[Entries from a dataset]
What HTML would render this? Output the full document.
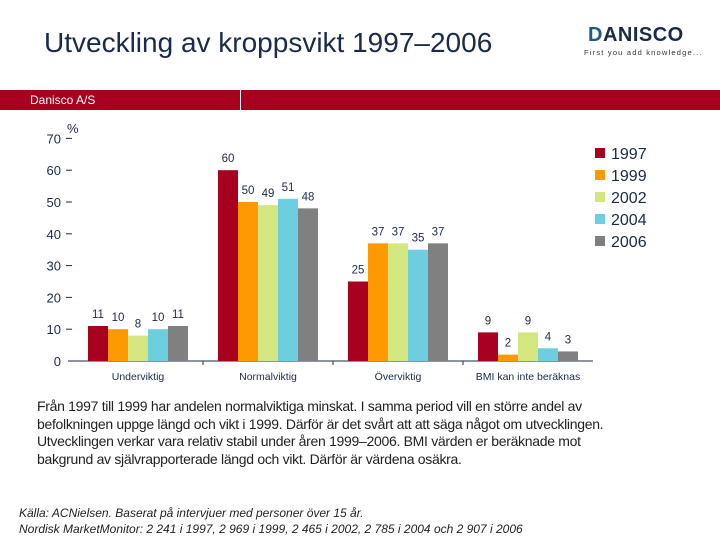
<!DOCTYPE html>
<html><head><meta charset="utf-8"><style>
body{margin:0;width:720px;height:540px;overflow:hidden;background:#fff;font-family:"Liberation Sans",sans-serif;position:relative}
.abs{position:absolute}
</style></head><body>
<div class="abs" style="left:44px;top:27px;font-size:28px;color:#1a2a4a;white-space:nowrap;letter-spacing:0px">Utveckling av kroppsvikt 1997–2006</div>
<div class="abs" style="left:588px;top:24px;width:120px">
  <div style="font-size:20px;font-weight:bold;color:#1a2a4a;letter-spacing:0.5px"><span style="color:#1e5a8a">D</span>ANISCO</div>
  <div style="font-size:7.5px;color:#333;letter-spacing:1.2px;white-space:nowrap;margin-top:1px;margin-left:-4px">First you add knowledge...</div>
</div>
<div class="abs" style="left:0;top:90px;width:720px;height:20px;background:#a8001f">
  <span style="position:absolute;left:30px;top:3px;color:#fff;font-size:12px">Danisco A/S</span>
  <div style="position:absolute;left:240px;top:0;width:1px;height:20px;background:#fff"></div>
</div>
<svg class="abs" style="left:0;top:0" width="720" height="540" id="chart"></svg>
<div class="abs" style="left:37px;top:398px;font-size:14px;line-height:17.6px;color:#222;letter-spacing:-0.3px;white-space:nowrap">Från 1997 till 1999 har andelen normalviktiga minskat. I samma period vill en större andel av<br>befolkningen uppge längd och vikt i 1999. Därför är det svårt att att säga något om utvecklingen.<br>Utvecklingen verkar vara relativ stabil under åren 1999–2006. BMI värden er beräknade mot<br>bakgrund av självrapporterade längd och vikt. Därför är värdena osäkra.</div>
<div class="abs" style="left:19px;top:505px;font-size:12px;line-height:16px;font-style:italic;color:#222;letter-spacing:0px;white-space:nowrap">Källa: ACNielsen. Baserat på intervjuer med personer över 15 år.<br>Nordisk MarketMonitor: 2 241 i 1997, 2 969 i 1999, 2 465 i 2002, 2 785 i 2004 och 2 907 i 2006</div>
<script>
const categories=["Underviktig","Normalviktig","Överviktig","BMI kan inte beräknas"];
const seriesNames=["1997","1999","2002","2004","2006"];
const v1997=[11,60,25,9];
const v1999=[10,50,37,2];
const v2002=[8,49,37,9];
const v2004=[10,51,35,4];
const v2006=[11,48,37,3];
const yTicks=[0,10,20,30,40,50,60,70];
const colors=["#a8001f","#ff9900","#d4e680","#6ccedf","#808080"];
const series=[v1997,v1999,v2002,v2004,v2006];
const svg=document.getElementById('chart');
const NS="http://www.w3.org/2000/svg";
const y0=361,pxPerUnit=3.18,gx0=88,gStep=130,bw=20;
const Y=v=>y0-v*pxPerUnit;
function mk(t,a,txt){const e=document.createElementNS(NS,t);for(const k in a)e.setAttribute(k,a[k]);if(txt!==undefined)e.textContent=txt;svg.appendChild(e);return e;}
yTicks.forEach(t=>{
  const l=mk('text',{x:61,y:Y(t)+5,'text-anchor':'end','font-size':13,fill:'#1a2a4a'},String(t));
  
  
  if(t>0){const m=mk('line',{x1:66,x2:72,y1:Y(t),y2:Y(t),stroke:'#1a2a4a','stroke-width':1});
  
  }
});
const pu=mk('text',{x:67,y:133,'font-size':13,fill:'#1a2a4a'},'%');


const ax=mk('line',{x1:68,x2:593,y1:y0,y2:y0,stroke:'#1a2a4a','stroke-width':1});


categories.forEach((c,i)=>{
  const cx=gx0+i*gStep+50;
  const t=mk('text',{x:cx,y:380,'text-anchor':'middle','font-size':10.5,fill:'#1a2a4a'},c);
  
  
  if(i>0){const tk=mk('line',{x1:cx-65,x2:cx-65,y1:y0,y2:y0+4,stroke:'#1a2a4a'});
  
  }
  series.forEach((s,j)=>{
    const x=gx0+i*gStep+j*bw,v=s[i];
    const r=mk('rect',{x:x,y:Y(v),width:bw,height:v*pxPerUnit,fill:colors[j]});
    
    
    const lb=mk('text',{x:x+bw/2,y:Y(v)-8,'text-anchor':'middle','font-size':11.5,fill:'#1a2a4a'},String(v));
    
    
  });
});
seriesNames.forEach((n,j)=>{
  const cy=153+j*22;
  const sq=mk('rect',{x:595,y:cy-5,width:10,height:10,fill:colors[j]});
  
  
  const t=mk('text',{x:611,y:cy+6,'font-size':16,fill:'#1a2a4a'},n);
  
  
});
</script>
</body></html>
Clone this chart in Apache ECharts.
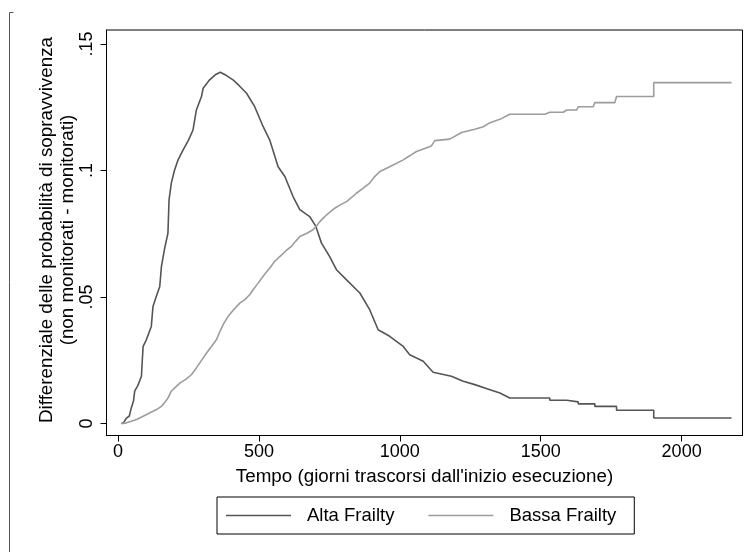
<!DOCTYPE html>
<html>
<head>
<meta charset="utf-8">
<script src="https://cdn.jsdelivr.net/npm/echarts@6/dist/echarts.min.js"></script>
<style>
html,body{margin:0;padding:0;background:#fff;}
#chart{width:750px;height:552px;}
</style>
</head>
<body>
<div id="chart"></div>
<script>
// ---- data ----
var seriesNames = ['Alta Frailty', 'Bassa Frailty'];
var xTicks = [0, 500, 1000, 1500, 2000];
var yTicks = [0, 0.05, 0.1, 0.15];
var yTickLabels = ['0', '.05', '.1', '.15'];
var xTitle = "Tempo (giorni trascorsi dall'inizio esecuzione)";
var yTitleLines = ['Differenziale delle probabilità di sopravvivenza', '(non monitorati - monitorati)'];

var altaT = [12,20,30,40,47,55,59,70,83,86,89,100,118,124,135,148,154,165,177,181,189,200,213,231,250,266,278,296,302,325,345,363,385,408,430,456,485,515,538,568,592,621,645,680,702,722,751,775,811,858,893,923,964,1012,1035,1083,1118,1183,1225,1266,1320,1355,1390,1532,1532,1592,1592,1633,1633,1692,1692,1769,1769,1901,1901,2177];
var altaV = [0,0.0005,0.0022,0.0030,0.0062,0.0090,0.0128,0.0150,0.0187,0.0250,0.0305,0.0330,0.0384,0.0463,0.0500,0.0542,0.0621,0.0690,0.0752,0.0884,0.0950,0.1000,0.1042,0.1081,0.1120,0.1160,0.1239,0.1292,0.1325,0.1358,0.1378,0.1388,0.1375,0.1358,0.1335,0.1305,0.1252,0.1173,0.1121,0.1015,0.0976,0.0897,0.0845,0.0818,0.0779,0.0713,0.0660,0.0608,0.0568,0.0516,0.0450,0.0371,0.0345,0.0305,0.0272,0.0246,0.0203,0.0187,0.0167,0.0154,0.0134,0.0121,0.0101,0.0101,0.0092,0.0092,0.0086,0.0086,0.0078,0.0078,0.0068,0.0068,0.0053,0.0053,0.0022,0.0022];

var bassaT = [12,30,47,70,89,105,124,140,154,165,177,189,205,219,240,260,278,295,314,330,349,360,373,390,410,432,450,467,480,497,520,538,555,574,595,615,630,645,670,692,705,716,740,769,790,811,846,870,893,910,929,964,1012,1035,1059,1112,1124,1177,1219,1266,1296,1320,1355,1390,1515,1532,1580,1592,1628,1633,1686,1692,1763,1769,1901,1901,2177];
var bassaV = [0,0.0003,0.0009,0.0018,0.0029,0.0038,0.0049,0.0058,0.0068,0.0082,0.0101,0.0128,0.0145,0.0160,0.0175,0.0193,0.0220,0.0248,0.0279,0.0303,0.0331,0.0360,0.0391,0.0423,0.0450,0.0476,0.0490,0.0509,0.0530,0.0555,0.0590,0.0614,0.0640,0.0660,0.0682,0.0700,0.0720,0.0739,0.0752,0.0766,0.0782,0.0798,0.0825,0.0851,0.0865,0.0877,0.0910,0.0930,0.0950,0.0975,0.0996,0.1015,0.1042,0.1058,0.1075,0.1097,0.1118,0.1124,0.1150,0.1163,0.1173,0.1189,0.1202,0.1222,0.1222,0.1230,0.1230,0.1239,0.1239,0.1252,0.1252,0.1268,0.1268,0.1292,0.1292,0.1347,0.1347];

function zip(t, v) { return t.map(function (x, i) { return [x, v[i]]; }); }

var FONT = '"Liberation Sans", Arial, Helvetica, sans-serif';
var FS = 18;      // tick labels
var FT = 18.8;    // axis titles
var FL = 18.5;    // legend
var chart = echarts.init(document.getElementById('chart'), null, {renderer: 'canvas'});

chart.setOption({
  animation: false,
  backgroundColor: '#fff',
  textStyle: {fontFamily: FONT},
  grid: {left: 106.5, top: 30, right: 7.5, bottom: 116.5, show: true, borderColor: '#000', borderWidth: 1, containLabel: false},
  xAxis: {
    type: 'value', min: -41, max: 2216,
    name: xTitle, nameLocation: 'middle', nameGap: 32,
    nameTextStyle: {fontSize: FT, color: '#000', fontFamily: FONT},
    axisLine: {show: true, onZero: false, lineStyle: {color: '#000', width: 1}},
    axisTick: {show: true, length: 6, customValues: xTicks, lineStyle: {color: '#000'}},
    axisLabel: {customValues: xTicks, fontSize: FS, color: '#000', margin: 8, fontFamily: FONT,
      formatter: function (v) { return String(v); }},
    splitLine: {show: false}
  },
  yAxis: {
    type: 'value', min: -0.0047, max: 0.1555,
    axisLine: {show: true, onZero: false, lineStyle: {color: '#000', width: 1}},
    axisTick: {show: true, length: 6, customValues: yTicks, lineStyle: {color: '#000'}},
    axisLabel: {
      customValues: yTicks, rotate: 90, fontSize: FS, color: '#000', margin: 10, fontFamily: FONT,
      formatter: function (v) { var i = yTicks.indexOf(v); return i >= 0 ? yTickLabels[i] : ''; }
    },
    splitLine: {show: false}
  },
  legend: {
    data: seriesNames,
    left: 217, top: 497,
    orient: 'horizontal',
    icon: 'rect',
    itemWidth: 65, itemHeight: 1.6, itemGap: 34,
    padding: [9, 18, 9, 9],
    borderColor: '#000', borderWidth: 1,
    textStyle: {fontSize: FL, lineHeight: 18, color: '#000', fontFamily: FONT, padding: [0, 0, 0, 11]}
  },
  graphic: [
    {type: 'polyline', shape: {points: [[13.5, 12.5], [9.5, 12.5], [9.5, 552]]}, style: {stroke: '#555', lineWidth: 1, fill: null}, silent: true},
    {type: 'text', x: 47, y: 230, rotation: Math.PI / 2, style: {text: yTitleLines[0], font: FT + 'px ' + FONT, fill: '#000', textAlign: 'center', textVerticalAlign: 'middle'}},
    {type: 'text', x: 68, y: 230, rotation: Math.PI / 2, style: {text: yTitleLines[1], font: FT + 'px ' + FONT, fill: '#000', textAlign: 'center', textVerticalAlign: 'middle'}}
  ],
  series: [
    {name: seriesNames[0], type: 'line', data: zip(altaT, altaV), symbol: 'none', showSymbol: false,
     lineStyle: {color: '#555555', width: 1.6}, itemStyle: {color: '#555555'}},
    {name: seriesNames[1], type: 'line', data: zip(bassaT, bassaV), symbol: 'none', showSymbol: false,
     lineStyle: {color: '#9c9c9c', width: 1.6}, itemStyle: {color: '#9c9c9c'}}
  ]
});
</script>
</body>
</html>
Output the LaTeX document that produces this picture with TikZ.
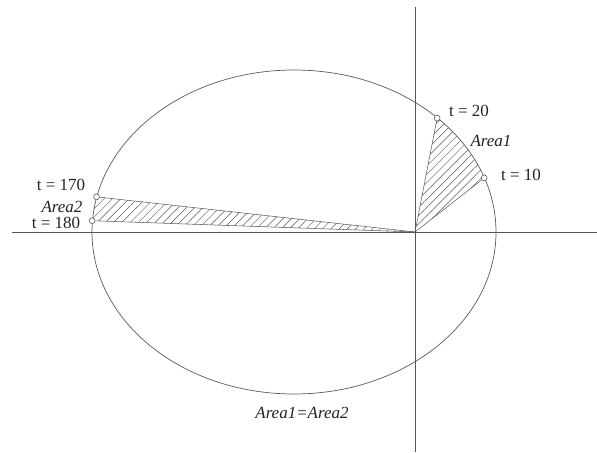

Instructions for the task: The records are above. How many lines in them contain the word "this"? Give the number alone.

Answer to the problem: 3